Kansas City Chiefs

Patrick Mahomes vs. Lamar Jackson is the next generation quarterback clash in real-time

He’s a dynamic force at quarterback who is tied for the NFL lead in touchdown passes, leads the NFL in passer rating and his name isn’t Patrick Mahomes.

Lamar Jackson of the Baltimore Ravens will face Mahomes and the Chiefs Sunday at Arrowhead Stadium in a marquee matchup largely shaped by next-generation quarterbacks.

Can Jackson’s second season unfold in a similar fashion to that of Mahomes’, whose 50 touchdown passes and 5,097 passing yards last year on the way to a conference championship-game appearance earned him NFL MVP?

Jackson, also a top-20 rusher on the strength of his 120-yard game last week against the Arizona Cardinals, is off to a terrific start ... and has the Chiefs’ full attention.

“It’s hard enough in this league to defend a quarterback who can throw the ball much less add to it the speed he has,” Chiefs defensive coordinator Steve Spagnuolo said. “He can wreck a game with his feet, and I think he’s becoming a real good drop-back passer.”

The Chiefs got their fill of Jackson in Week 13 last season. Starting for the fourth time after taking over for Joe Flacco, Jackson had the Ravens in position to win at Arrowhead. The Chiefs trailed by seven late when Mahomes hit Tyreek Hill for an improbable 41-yard gain on a fourth-and-9, and converted another fourth-down pass for the game-tying touchdown.
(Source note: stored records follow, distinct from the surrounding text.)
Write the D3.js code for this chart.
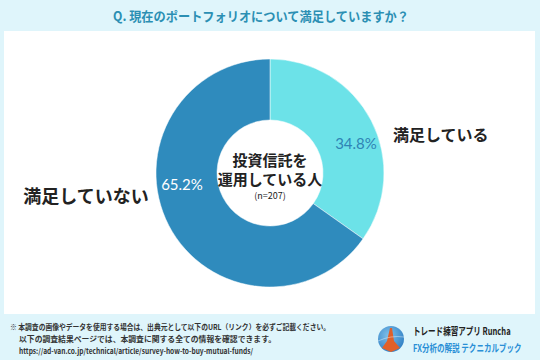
<!DOCTYPE html>
<html>
<head>
<meta charset="utf-8">
<script src="https://cdn.jsdelivr.net/npm/d3@7"></script>
<style>
  body { margin: 0; background: #dff5fb; }
  svg { display: block; font-family: "Noto Sans CJK JP", "Noto Sans", sans-serif; }
</style>
</head>
<body>
<script>
// survey answers
var categories = ['満足している', '満足していない'];
var values = [34.8, 65.2];
var colors = ['#6ce2e8', '#2f8bbd'];
var title = 'Q. 現在のポートフォリオについて満足していますか？';
var centerLines = ['投資信託を', '運用している人'];
var sampleText = '(n=207)';
var notes = [
  '※ 本調査の画像やデータを使用する場合は、出典元として以下のURL（リンク）を必ずご記載ください。',
  '以下の調査結果ページでは、本調査に関する全ての情報を確認できます。',
  'https://ad-van.co.jp/technical/article/survey-how-to-buy-mutual-funds/'
];
var noteWidths = [320, 257, 234];
var brandLines = ['トレード練習アプリ  Runcha', 'FX分析の解説  テクニカルブック'];

var W = 540, H = 360;
var svg = d3.select('body').append('svg')
  .attr('width', W)
  .attr('height', H);

svg.append('rect')
  .attr('width', W).attr('height', H)
  .attr('fill', '#dff5fb');

// white panel
svg.append('rect')
  .attr('x', 4).attr('y', 31)
  .attr('width', 531).attr('height', 283)
  .attr('fill', '#ffffff');

svg.append('text')
  .attr('x', 113).attr('y', 21)
  .attr('textLength', 296)
  .attr('lengthAdjust', 'spacingAndGlyphs')
  .attr('font-size', 13)
  .attr('font-weight', 'bold')
  .attr('fill', '#2b8fb3')
  .text(title);

var cx = 270, cy = 173, R = 114, r0 = 53;

var pie = d3.pie().sort(null).value(d => d);
var arc = d3.arc().innerRadius(r0).outerRadius(R);
var arcs = pie(values);

var g = svg.append('g').attr('transform', 'translate(' + cx + ',' + cy + ')');

g.selectAll('path')
  .data(arcs)
  .join('path')
  .attr('d', arc)
  .attr('fill', (d, i) => colors[i])
  .attr('stroke', '#ffffff')
  .attr('stroke-width', 0.5);

// percent labels
var pctPos = [[86, -28], [-88, 13]];
g.selectAll('text.pct')
  .data(arcs)
  .join('text')
  .attr('class', 'pct')
  .attr('x', (d, i) => pctPos[i][0])
  .attr('y', (d, i) => pctPos[i][1])
  .attr('text-anchor', 'middle')
  .attr('dominant-baseline', 'middle')
  .attr('font-size', 15)
  .attr('font-family', 'Lato, "Noto Sans", sans-serif')
  .attr('fill', (d, i) => i == 0 ? '#2f84b5' : '#ffffff')
  .text(d => d.data.toFixed(1) + '%');

// category labels outside
svg.append('text')
  .attr('x', 393).attr('y', 137)
  .attr('dominant-baseline', 'middle')
  .attr('font-size', 16)
  .attr('font-weight', 'bold')
  .attr('fill', '#222')
  .text(categories[0]);

svg.append('text')
  .attr('x', 86).attr('y', 198)
  .attr('text-anchor', 'middle')
  .attr('dominant-baseline', 'middle')
  .attr('font-size', 18)
  .attr('font-weight', 'bold')
  .attr('fill', '#222')
  .text(categories[1]);

// center text
g.selectAll('text.center')
  .data(centerLines)
  .join('text')
  .attr('class', 'center')
  .attr('x', 0)
  .attr('y', (d, i) => -11 + i * 19)
  .attr('text-anchor', 'middle')
  .attr('dominant-baseline', 'middle')
  .attr('font-size', 15)
  .attr('font-weight', 'bold')
  .attr('fill', '#222')
  .text(d => d);

g.append('text')
  .attr('x', 0).attr('y', 24)
  .attr('text-anchor', 'middle')
  .attr('dominant-baseline', 'middle')
  .attr('font-size', 9)
  .attr('fill', '#222')
  .text(sampleText);

// footer notes
svg.selectAll('text.note')
  .data(notes)
  .join('text')
  .attr('class', 'note')
  .attr('x', (d, i) => i == 0 ? 10 : 19)
  .attr('y', (d, i) => 330 + i * 12)
  .attr('textLength', (d, i) => noteWidths[i])
  .attr('lengthAdjust', 'spacingAndGlyphs')
  .attr('font-size', 7.5)
  .attr('font-weight', 'bold')
  .attr('fill', '#333')
  .text(d => d);

// logo
var defs = svg.append('defs');
var grad = defs.append('radialGradient').attr('id', 'lg')
  .attr('cx', '40%').attr('cy', '35%').attr('r', '70%');
grad.append('stop').attr('offset', '0%').attr('stop-color', '#7fc0ea');
grad.append('stop').attr('offset', '100%').attr('stop-color', '#2f7fc4');

var logo = svg.append('g').attr('transform', 'translate(391,339)');
logo.append('circle').attr('r', 13).attr('fill', 'url(#lg)');
logo.append('path')
  .attr('d', 'M-1,-11 L1,-11 L3,2 L9,9 L0,13 L-9,9 L-4,2 Z')
  .attr('fill', '#e0602a');
logo.append('path')
  .attr('d', 'M-13,2 Q0,-4 13,-2')
  .attr('stroke', '#ffffff')
  .attr('stroke-opacity', 0.4)
  .attr('fill', 'none');

// brand lines, squeezed horizontally like the condensed original
svg.selectAll('text.brand')
  .data(brandLines)
  .join('text')
  .attr('class', 'brand')
  .attr('transform', (d, i) => 'translate(413,' + (335 + i * 17) + ') scale(0.72,1)')
  .attr('font-size', 10.5)
  .attr('font-weight', 'bold')
  .attr('fill', (d, i) => i == 0 ? '#222' : '#2a8fd6')
  .text(d => d);
</script>
</body>
</html>
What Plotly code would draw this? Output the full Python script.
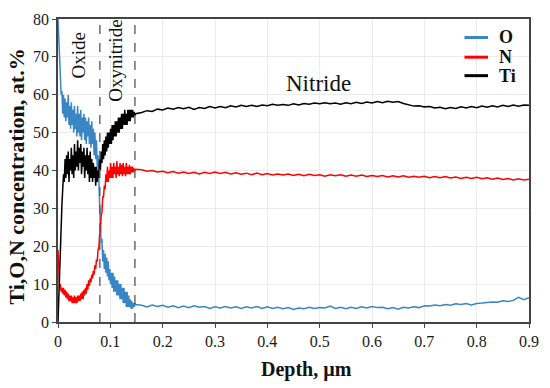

The Chiefs won in overtime in a game Jackson didn’t finish because of an ankle injury. In nine regular-season starts over two seasons, it’s Jackson’s lone loss.

And hasn’t been forgotten.

“It’s still with me right now,” Jackson said. “It doesn’t go away until I get that opportunity again and play very well.”

Ravens tight end Mark Andrews called the teams’ 2018 meeting a “growth” game for Jackson and the Ravens.

“A lot of guys kind of grew up in that game,” Andrews said. “I think Lamar being able to play in a tight game like that was big for his growth. I don’t think it’s a game a lot of people have forgotten to this day.”

For a majority of the current starters on the Chiefs’ defense, film study is the only image of that game. They weren’t in Kansas City last year. But the Chiefs’ defensive unit took a step in the right direction last week in Oakland. After the Raiders scored 10 points on their first two possessions, the Chiefs pitched a shutout.

Jackson’s mobility presents a different challenge than the Raiders’ Derek Carr, and most other NFL quarterbacks. Chiefs safety Tyrann Mathieu likened Jackson to former San Francisco quarterback Colin Kaepernick, a dual threat who led the 49ers to a Super Bowl.

“He kind of reminds me of Kaepernick, the way he uses he legs,” Mathieu said. “The key for us (in the secondary) is sticking to our man and Chris Jones and those guys keeping him inside the pocket and making him throw the ball.”

Mahomes doesn’t run like Jackson, but his ability to scramble and extend plays is integral to his game. Mahomes has been just as impressed with Jackson as a quick learner.

“Seeing his progression with understanding the offense, going from year one to year two,” Mahomes said. “That’s a huge switch, and it lets him have more success as a passer.”

The same thing happened to Mahomes, and Sunday has the makings of becoming another exciting chapter in an ongoing clash between the league’s next generation of great quarterbacks.